>> begin
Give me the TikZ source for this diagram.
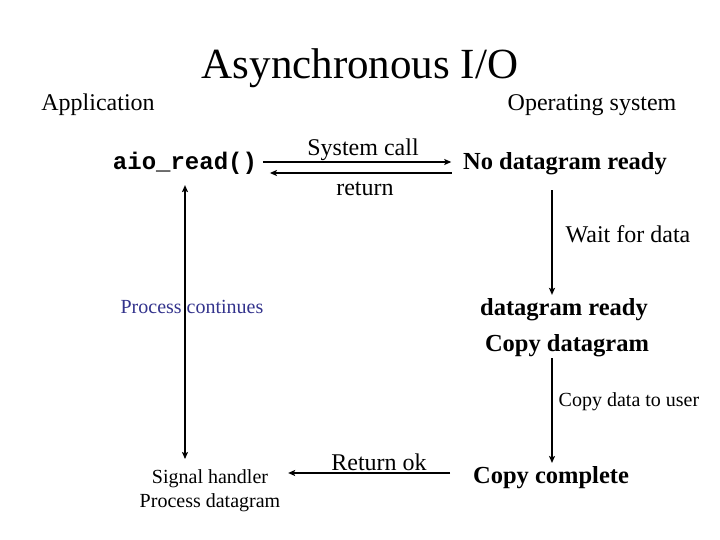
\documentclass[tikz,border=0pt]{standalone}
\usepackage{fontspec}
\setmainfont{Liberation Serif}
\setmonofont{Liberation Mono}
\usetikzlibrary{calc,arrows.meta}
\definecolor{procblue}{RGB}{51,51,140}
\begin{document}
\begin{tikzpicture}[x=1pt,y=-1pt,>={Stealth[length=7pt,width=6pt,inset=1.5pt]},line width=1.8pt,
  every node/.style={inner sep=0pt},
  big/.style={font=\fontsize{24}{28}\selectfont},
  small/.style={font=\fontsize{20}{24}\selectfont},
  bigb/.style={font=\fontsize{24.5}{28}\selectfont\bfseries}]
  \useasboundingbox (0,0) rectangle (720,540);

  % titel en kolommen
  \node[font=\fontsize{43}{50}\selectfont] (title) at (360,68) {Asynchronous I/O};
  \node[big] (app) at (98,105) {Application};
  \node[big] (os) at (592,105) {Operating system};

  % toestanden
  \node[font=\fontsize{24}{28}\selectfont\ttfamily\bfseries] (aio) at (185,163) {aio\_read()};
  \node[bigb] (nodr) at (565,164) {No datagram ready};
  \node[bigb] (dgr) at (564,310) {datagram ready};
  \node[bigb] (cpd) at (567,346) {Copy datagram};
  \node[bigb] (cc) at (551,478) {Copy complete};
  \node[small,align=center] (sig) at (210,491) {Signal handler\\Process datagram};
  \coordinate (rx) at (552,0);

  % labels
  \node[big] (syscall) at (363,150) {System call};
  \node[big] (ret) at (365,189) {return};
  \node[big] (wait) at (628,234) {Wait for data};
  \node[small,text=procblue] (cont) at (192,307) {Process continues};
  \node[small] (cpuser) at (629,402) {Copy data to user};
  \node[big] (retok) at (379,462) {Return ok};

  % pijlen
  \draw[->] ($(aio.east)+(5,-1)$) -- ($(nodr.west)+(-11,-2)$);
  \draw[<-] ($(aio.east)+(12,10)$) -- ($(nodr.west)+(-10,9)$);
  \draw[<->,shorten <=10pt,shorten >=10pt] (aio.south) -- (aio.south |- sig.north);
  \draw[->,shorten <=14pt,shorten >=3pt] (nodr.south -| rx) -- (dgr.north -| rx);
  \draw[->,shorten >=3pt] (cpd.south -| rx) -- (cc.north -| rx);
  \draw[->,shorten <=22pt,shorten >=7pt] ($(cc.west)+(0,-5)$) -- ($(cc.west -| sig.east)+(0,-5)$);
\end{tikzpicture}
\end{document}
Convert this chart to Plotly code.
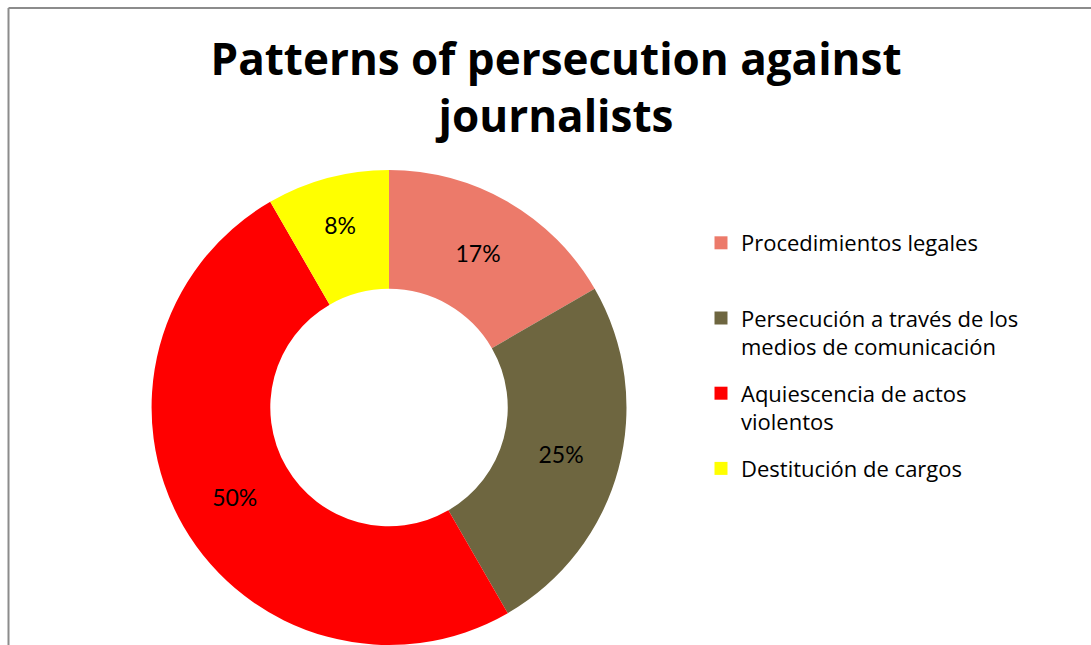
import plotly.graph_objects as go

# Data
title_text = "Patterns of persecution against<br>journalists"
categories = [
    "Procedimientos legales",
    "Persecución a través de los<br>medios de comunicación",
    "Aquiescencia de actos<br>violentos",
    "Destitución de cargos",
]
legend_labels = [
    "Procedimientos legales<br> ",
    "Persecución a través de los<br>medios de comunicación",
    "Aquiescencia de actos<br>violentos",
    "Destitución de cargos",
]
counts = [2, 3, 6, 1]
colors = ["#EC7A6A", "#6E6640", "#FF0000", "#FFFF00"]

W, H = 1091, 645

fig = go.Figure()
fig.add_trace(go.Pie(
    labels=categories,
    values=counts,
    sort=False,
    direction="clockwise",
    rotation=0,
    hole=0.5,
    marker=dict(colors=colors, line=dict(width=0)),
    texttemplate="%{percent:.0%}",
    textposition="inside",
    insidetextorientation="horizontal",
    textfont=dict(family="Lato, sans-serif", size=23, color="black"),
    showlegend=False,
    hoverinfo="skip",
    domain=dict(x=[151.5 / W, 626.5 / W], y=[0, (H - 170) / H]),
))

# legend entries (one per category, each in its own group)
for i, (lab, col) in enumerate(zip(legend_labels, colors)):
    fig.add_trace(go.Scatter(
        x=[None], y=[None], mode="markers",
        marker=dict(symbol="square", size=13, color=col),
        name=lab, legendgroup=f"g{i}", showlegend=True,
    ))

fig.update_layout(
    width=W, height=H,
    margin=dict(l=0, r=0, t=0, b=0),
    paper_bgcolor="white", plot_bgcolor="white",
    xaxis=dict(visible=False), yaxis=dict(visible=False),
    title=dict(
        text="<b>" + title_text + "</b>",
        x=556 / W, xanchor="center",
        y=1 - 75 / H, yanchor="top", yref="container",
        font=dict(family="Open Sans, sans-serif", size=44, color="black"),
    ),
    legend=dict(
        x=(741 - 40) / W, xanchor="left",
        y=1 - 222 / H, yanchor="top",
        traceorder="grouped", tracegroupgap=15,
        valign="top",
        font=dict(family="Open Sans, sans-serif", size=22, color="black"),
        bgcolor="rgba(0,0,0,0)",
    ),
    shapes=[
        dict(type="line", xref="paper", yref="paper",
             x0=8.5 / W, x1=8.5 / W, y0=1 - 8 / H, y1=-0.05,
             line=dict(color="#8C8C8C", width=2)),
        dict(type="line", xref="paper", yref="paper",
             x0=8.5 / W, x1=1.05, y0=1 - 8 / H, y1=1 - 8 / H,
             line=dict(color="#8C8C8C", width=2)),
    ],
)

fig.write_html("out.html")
>> end
- [DIRECTIONS FOR THIS TASK] Copy nothing but the lines from the first one in the listing through the line with "(rx) at (552,0);", and omit the pictures.

- [SOLUTION BELOW]
Give me the TikZ source for this diagram.
\documentclass[tikz,border=0pt]{standalone}
\usepackage{fontspec}
\setmainfont{Liberation Serif}
\setmonofont{Liberation Mono}
\usetikzlibrary{calc,arrows.meta}
\definecolor{procblue}{RGB}{51,51,140}
\begin{document}
\begin{tikzpicture}[x=1pt,y=-1pt,>={Stealth[length=7pt,width=6pt,inset=1.5pt]},line width=1.8pt,
  every node/.style={inner sep=0pt},
  big/.style={font=\fontsize{24}{28}\selectfont},
  small/.style={font=\fontsize{20}{24}\selectfont},
  bigb/.style={font=\fontsize{24.5}{28}\selectfont\bfseries}]
  \useasboundingbox (0,0) rectangle (720,540);

  % titel en kolommen
  \node[font=\fontsize{43}{50}\selectfont] (title) at (360,68) {Asynchronous I/O};
  \node[big] (app) at (98,105) {Application};
  \node[big] (os) at (592,105) {Operating system};

  % toestanden
  \node[font=\fontsize{24}{28}\selectfont\ttfamily\bfseries] (aio) at (185,163) {aio\_read()};
  \node[bigb] (nodr) at (565,164) {No datagram ready};
  \node[bigb] (dgr) at (564,310) {datagram ready};
  \node[bigb] (cpd) at (567,346) {Copy datagram};
  \node[bigb] (cc) at (551,478) {Copy complete};
  \node[small,align=center] (sig) at (210,491) {Signal handler\\Process datagram};
  \coordinate (rx) at (552,0);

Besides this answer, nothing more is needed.